Границу пересекали где-то часа в четыре утра. Я уже был на ногах. Первая встреча с родиной была у меня на перроне Валгаского вокзала. Кроме полицейского, никого не помню. Он был такой... внушительный. Все было красиво.
Когда ехали на поезде до Таллина, я всю дорогу смотрел в окно. За что цеплялся взгляд? Ухоженность, приглаженность, причесанность. И, прямо скажу, больно скучно. В Югославии всюду чувствовалась широта натуры. А в Эстонии—все в рамках.
Ближе всего мне была эстонская природа: этот песочек, эти сосны, эта мягкая травка. На юге-то она ведь не мягкая, там колючек полно, а тут все хорошо, мусор нигде не валяется. Обучаясь в русских учебных заведениях, общаясь на 90 процентов с русскими, я больше чувствовал себя русским, чем эстонцем, и Эстонию как родину тогда не воспринимал.
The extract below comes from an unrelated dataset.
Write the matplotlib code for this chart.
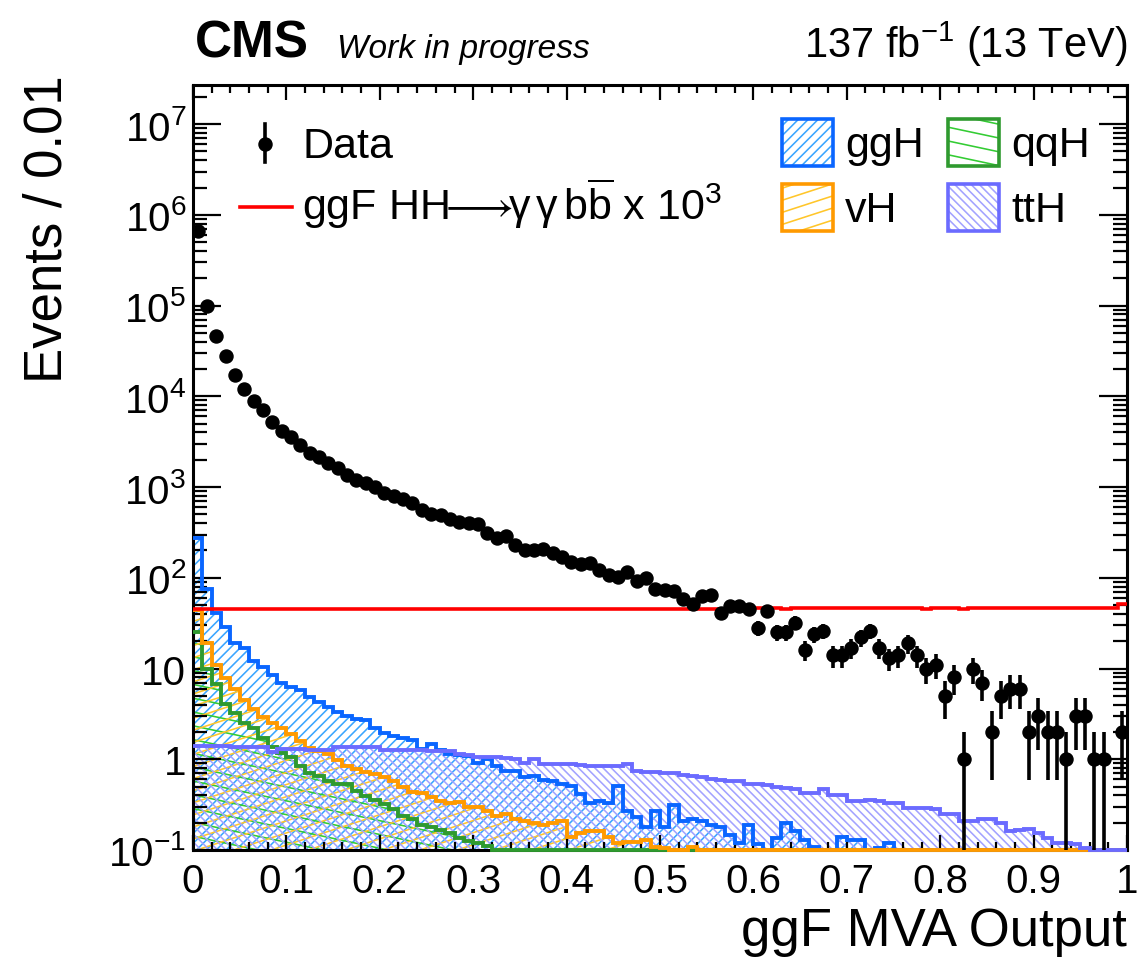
import numpy as np
import matplotlib
matplotlib.use('Agg')
import matplotlib.pyplot as plt
from matplotlib.collections import LineCollection
from matplotlib.patches import Rectangle
from matplotlib.ticker import FixedLocator, FixedFormatter, MultipleLocator, LogLocator, NullFormatter

plt.rcParams['font.family'] = ['Liberation Sans', 'DejaVu Sans']
plt.rcParams['mathtext.fontset'] = 'custom'
plt.rcParams['mathtext.rm'] = 'Liberation Sans'
plt.rcParams['mathtext.it'] = 'Liberation Sans:italic'
plt.rcParams['mathtext.bf'] = 'Liberation Sans:bold'

# 100 bins of 0.01 on the MVA output
n_bins = 100
edges = np.linspace(0, 1, n_bins + 1)
centers = 0.5 * (edges[1:] + edges[:-1])

data_counts = [660000, 100000, 46000, 27500, 17400, 12000, 8900, 7100, 5250, 4170,
               3550, 2880, 2400, 2140, 1860, 1620, 1350, 1200, 1100, 1000,
               870, 794, 741, 661, 562, 501, 490, 447, 417, 398,
               389, 309, 275, 292, 229, 204, 204, 206, 186, 170,
               148, 141, 145, 123, 107, 102, 115, 93, 100, 76,
               74, 71, 59, 52, 63, 65, 41, 49, 49, 45,
               28, 43, 25, 25, 32, 16, 24, 26, 14, 14,
               17, 22, 26, 17, 13, 14, 19, 14, 10, 11,
               5, 8, 1, 10, 7, 2, 5, 6, 6, 2,
               3, 2, 2, 1, 3, 3, 1, 1, 0, 2]

ggh = [275, 76, 41, 29, 19, 17, 12, 10.3, 8.4, 7.0,
       6.3, 5.8, 4.8, 4.3, 3.8, 3.3, 3.0, 2.8, 2.7, 2.2,
       1.96, 1.82, 1.73, 1.65, 1.31, 1.49, 1.27, 1.15, 1.12, 1.09,
       0.90, 1.0, 0.85, 0.75, 0.75, 0.63, 0.66, 0.59, 0.58, 0.53,
       0.51, 0.41, 0.33, 0.35, 0.33, 0.51, 0.27, 0.23, 0.18, 0.27,
       0.18, 0.31, 0.21, 0.22, 0.21, 0.19, 0.18, 0.148, 0.12, 0.19,
       0.115, 0, 0.137, 0.20, 0.16, 0.13, 0.107, 0, 0, 0.14,
       0.13, 0.13, 0, 0.105, 0.12, 0, 0, 0.1, 0, 0,
       0, 0, 0, 0, 0, 0, 0, 0, 0, 0,
       0, 0, 0, 0, 0, 0, 0, 0, 0, 0]

qqh = [25, 10, 6.7, 4.1, 3.2, 2.5, 2.2, 1.7, 1.35, 1.18,
       1.05, 0.85, 0.70, 0.66, 0.58, 0.53, 0.53, 0.45, 0.39, 0.36,
       0.32, 0.28, 0.24, 0.22, 0.19, 0.18, 0.166, 0.155, 0.135, 0.127,
       0.12, 0.11, 0.10, 0.08, 0.07, 0.07, 0.06, 0.06, 0.05, 0.05,
       0.05, 0.04, 0.04, 0.04, 0.03, 0.03, 0.03, 0.03, 0.02, 0.02,
       0.02, 0.02, 0.02, 0.02, 0.02, 0.02, 0, 0, 0, 0,
       0, 0, 0, 0, 0, 0, 0, 0, 0, 0,
       0, 0, 0, 0, 0, 0, 0, 0, 0, 0,
       0, 0, 0, 0, 0, 0, 0, 0, 0, 0,
       0, 0, 0, 0, 0, 0, 0, 0, 0, 0]

vh = [44, 19, 11, 7.8, 6.0, 4.5, 3.6, 2.9, 2.5, 2.2,
      1.9, 1.6, 1.32, 1.24, 1.15, 0.98, 0.85, 0.79, 0.73, 0.69,
      0.63, 0.57, 0.50, 0.44, 0.43, 0.38, 0.35, 0.33, 0.34, 0.30,
      0.30, 0.27, 0.24, 0.25, 0.22, 0.21, 0.20, 0.19, 0.20, 0.21,
      0.14, 0.155, 0.16, 0.16, 0.14, 0.12, 0.124, 0.122, 0.13, 0.107,
      0.104, 0.06, 0.06, 0.107, 0.06, 0.05, 0.05, 0.05, 0.05, 0.05,
      0.05, 0.05, 0.04, 0.04, 0.04, 0.04, 0.04, 0.04, 0.04, 0.04,
      0.03, 0.03, 0.03, 0.03, 0.03, 0.03, 0.03, 0.03, 0.03, 0.03,
      0.02, 0.02, 0.02, 0.02, 0.02, 0.02, 0.02, 0.02, 0.02, 0.02,
      0.02, 0.02, 0.02, 0.02, 0.02, 0.02, 0.02, 0.02, 0.01, 0.01]

tth = [1.41, 1.41, 1.41, 1.41, 1.36, 1.36, 1.36, 1.36, 1.19, 1.30,
       1.30, 1.30, 1.25, 1.25, 1.25, 1.38, 1.38, 1.38, 1.35, 1.35,
       1.28, 1.28, 1.27, 1.27, 1.26, 1.22, 1.22, 1.22, 1.15, 1.12,
       1.05, 1.05, 1.05, 1.04, 1.00, 0.92, 1.00, 0.89, 0.89, 0.89,
       0.89, 0.87, 0.85, 0.85, 0.85, 0.85, 0.89, 0.74, 0.73, 0.72,
       0.71, 0.70, 0.67, 0.66, 0.64, 0.60, 0.59, 0.58, 0.57, 0.53,
       0.53, 0.52, 0.50, 0.48, 0.47, 0.43, 0.43, 0.47, 0.40, 0.40,
       0.35, 0.35, 0.36, 0.35, 0.33, 0.33, 0.29, 0.29, 0.29, 0.28,
       0.25, 0.25, 0.21, 0.21, 0.22, 0.22, 0.20, 0.16, 0.165, 0.17,
       0.155, 0.135, 0.12, 0.12, 0.115, 0.106, 0.10, 0.08, 0.07, 0.07]

hh_signal = [45, 45, 45, 45, 45, 45, 45, 45, 45, 45,
             45, 45, 45, 45, 45, 45, 45, 45, 45, 45,
             45, 45, 45, 45, 45, 45, 45, 45, 45, 45,
             45, 45, 45, 45, 45, 45, 45, 45, 45, 45,
             45, 45, 45, 45, 45, 45, 45, 45, 45, 45,
             45, 45, 45, 45, 45, 45, 45, 45, 45, 45,
             46, 46, 46, 45, 46, 46, 46, 46, 46, 46,
             46, 46, 46, 46, 46, 46, 46, 46, 45, 46,
             46, 46, 45, 46, 46, 46, 46, 46, 46, 46,
             46, 46, 46, 46, 46, 46, 46, 46, 46, 51]

x_ticks = [0, 0.1, 0.2, 0.3, 0.4, 0.5, 0.6, 0.7, 0.8, 0.9, 1]
x_tick_labels = ['0', '0.1', '0.2', '0.3', '0.4', '0.5', '0.6', '0.7', '0.8', '0.9', '1']
y_ticks = [1e-1, 1, 10, 1e2, 1e3, 1e4, 1e5, 1e6, 1e7]
y_tick_labels = [r'10$^{-1}$', '1', '10', r'10$^{2}$', r'10$^{3}$', r'10$^{4}$',
                 r'10$^{5}$', r'10$^{6}$', r'10$^{7}$']

ymin, ymax = 0.1, 2.7e7

# colours: outline, hatch, values, hatch angle, hatch spacing (px)
procs = {
    'ggH': ('#0a66ff', '#3aa6ff', ggh, 45, 7.0),
    'qqH': ('#2f9a2f', '#33cc33', qqh, -12, 13.5),
    'vH': ('#ff9a00', '#ffc62a', vh, 18, 11.5),
    'ttH': ('#6b6bff', '#a3a3ff', tth, -45, 5.8),
}

fig_w, fig_h, dpi = 11.4, 9.62, 100
fig = plt.figure(figsize=(fig_w, fig_h), dpi=dpi)
ax_rect = [193 / 1140, 111 / 962, 934 / 1140, 765 / 962]
ax = fig.add_axes(ax_rect)
W = fig_w * dpi * ax_rect[2]
H = fig_h * dpi * ax_rect[3]


def hatch(ax, clip_patch, angle, spacing, color, lw=1.15, zorder=2):
    a = np.deg2rad(angle)
    d = np.array([np.cos(a), np.sin(a)])
    n = np.array([-np.sin(a), np.cos(a)])
    corners = np.array([[0, 0], [W, 0], [0, H], [W, H]])
    c = corners @ n
    L = W + H
    segs = []
    for cc in np.arange(c.min(), c.max() + spacing, spacing):
        p = cc * n
        p0 = p - L * d
        p1 = p + L * d
        segs.append([(p0[0] / W, p0[1] / H), (p1[0] / W, p1[1] / H)])
    lc = LineCollection(segs, colors=color, linewidths=lw, transform=ax.transAxes, zorder=zorder)
    ax.add_collection(lc, autolim=False)
    lc.set_clip_path(clip_patch)


ax.set_yscale('log')
ax.set_xlim(0, 1)
ax.set_ylim(ymin, ymax)

# hatched fills
for name, (lc_, hc, vals, ang, sp) in procs.items():
    v = np.maximum(np.array(vals, dtype=float), 1e-3)
    area = ax.stairs(v, edges, baseline=1e-3, fill=True, facecolor='none',
                     edgecolor='none', linewidth=0)
    hatch(ax, area, ang, sp, hc, zorder=2)

# outlines (bins below the axis range sit on the x axis, as in ROOT)
for name in ['qqH', 'ggH', 'vH', 'ttH']:
    lc_, hc, vals, ang, sp = procs[name]
    v = np.clip(np.array(vals, dtype=float), ymin, None)
    ax.stairs(v, edges, baseline=None, color=lc_, linewidth=2.8, zorder=3, clip_on=False)

ax.stairs(hh_signal, edges, baseline=None, color='#ff0000', linewidth=2.6, zorder=4)

counts = np.array(data_counts, dtype=float)
m = counts > 0
err = np.sqrt(counts[m])
lo = np.minimum(err, counts[m] - 1e-3)
ax.errorbar(centers[m], counts[m], yerr=[lo, err], fmt='o', color='black',
            markersize=9.4, elinewidth=2.6, capsize=0, zorder=5)

# axes styling
ax.xaxis.set_major_locator(FixedLocator(x_ticks))
ax.xaxis.set_major_formatter(FixedFormatter(x_tick_labels))
ax.xaxis.set_minor_locator(MultipleLocator(0.02))
ax.yaxis.set_major_locator(FixedLocator(y_ticks))
ax.yaxis.set_major_formatter(FixedFormatter(y_tick_labels))
ax.yaxis.set_minor_locator(LogLocator(base=10, subs=np.arange(2, 10), numticks=100))
ax.yaxis.set_minor_formatter(NullFormatter())
ax.tick_params(axis='both', which='both', direction='in', top=True, right=True, width=1.6)
ax.tick_params(axis='x', which='major', length=11, labelsize=29, pad=9)
ax.tick_params(axis='x', which='minor', length=5.5)
ax.tick_params(axis='y', which='major', length=20, labelsize=29, pad=5)
ax.tick_params(axis='y', which='minor', length=10)
for s in ax.spines.values():
    s.set_linewidth(2.2)
ax.set_axisbelow(False)


def to_ax(px, py):
    return (px - 193) / 934, (851 - py) / 765


# legend: data and signal
mx, my = to_ax(265, 145)
ax.plot([mx], [my], 'o', color='black', markersize=9.4, transform=ax.transAxes, clip_on=False, zorder=6)
ex, ey1 = to_ax(265, 125)
_, ey2 = to_ax(265, 163)
ax.plot([ex, ex], [ey1, ey2], color='black', lw=2.6, transform=ax.transAxes, zorder=6)
tx, ty = to_ax(302, 158)
ax.text(tx, ty, 'Data', transform=ax.transAxes, fontsize=31, va='baseline', ha='left')
rx1, ry = to_ax(240, 208)
rx2, _ = to_ax(292, 208)
ax.plot([rx1, rx2], [ry, ry], color='#ff0000', lw=2.6, transform=ax.transAxes, zorder=6)
tx, ty = to_ax(302, 220)
ax.text(tx, ty, r'ggF HH$\!\!\longrightarrow\!\!\mathrm{\gamma\,\gamma\,b\overline{b}}$ x 10$^{3}$',
        transform=ax.transAxes, fontsize=31, va='baseline', ha='left')

# legend: single Higgs boxes
boxes = [('ggH', 782, 120), ('qqH', 948, 120), ('vH', 782, 185), ('ttH', 948, 185)]
for name, bx, by in boxes:
    lc_, hc, vals, ang, sp = procs[name]
    x0, y1 = to_ax(bx, by)
    x1, y0 = to_ax(bx + 51, by + 47)
    rect = Rectangle((x0, y0), x1 - x0, y1 - y0, transform=ax.transAxes,
                     facecolor='none', edgecolor=lc_, linewidth=2.6, zorder=6)
    ax.add_patch(rect)
    hatch(ax, rect, ang, sp, hc, zorder=5.5)
    tx, ty = to_ax(bx + 63, by + 37)
    ax.text(tx, ty, name, transform=ax.transAxes, fontsize=31, va='baseline', ha='left')

# header and axis titles
fig.text(195 / 1140, 1 - 58 / 962, 'CMS', fontsize=37, fontweight='bold', va='baseline', ha='left')
fig.text(337 / 1140, 1 - 58 / 962, 'Work in progress', fontsize=24, fontstyle='italic',
         va='baseline', ha='left')
fig.text(1127 / 1140, 1 - 58 / 962, r'137 fb$^{\mathrm{-1}}$ (13 TeV)', fontsize=30,
         va='baseline', ha='right')
fig.text(48 / 1140, 1 - 75 / 962, 'Events / 0.01', fontsize=38, rotation=90,
         va='top', ha='center')
fig.text(1127 / 1140, 1 - 946 / 962, 'ggF MVA Output', fontsize=38, va='baseline', ha='right')

fig.savefig('out.png', dpi=dpi)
После возвращения в Таллин отец некоторое время был без работы, подрабатывал подавальщиком в столовой. Но через некоторое время устроился экономом, то есть завхозом торгово-промышленной палаты. Ни о какой квартире мы и во сне не могли мечтать, поэтому жили у бабки по отцу, но не сошлись характерами. потом меня определили жить к тетке, младшей сестре моей матери.
Оказавшись в Таллине, я получил возможность слушать советские радиопередачи. В Югославии для нас радио было недоступно, а здесь это был обычный бытовой прибор. Появились в продаже советские газеты. Я покупал их и, читая, в высшей степени сомневался: сколько же в них пропаганды, а сколько правды? Что там есть пропаганда, я не сомневался, но как узнать, где граница?
Поболтавшись на родственных хлебах, пошел работать учеником слесаря, потому что хотел поступать в политехнический институт. Готовился к отбыванию воинской обязанности, потому что весной 1939 года меня должны были призвать в армию, но не призвали из-за незнания эстонского языка. Призвали осенью.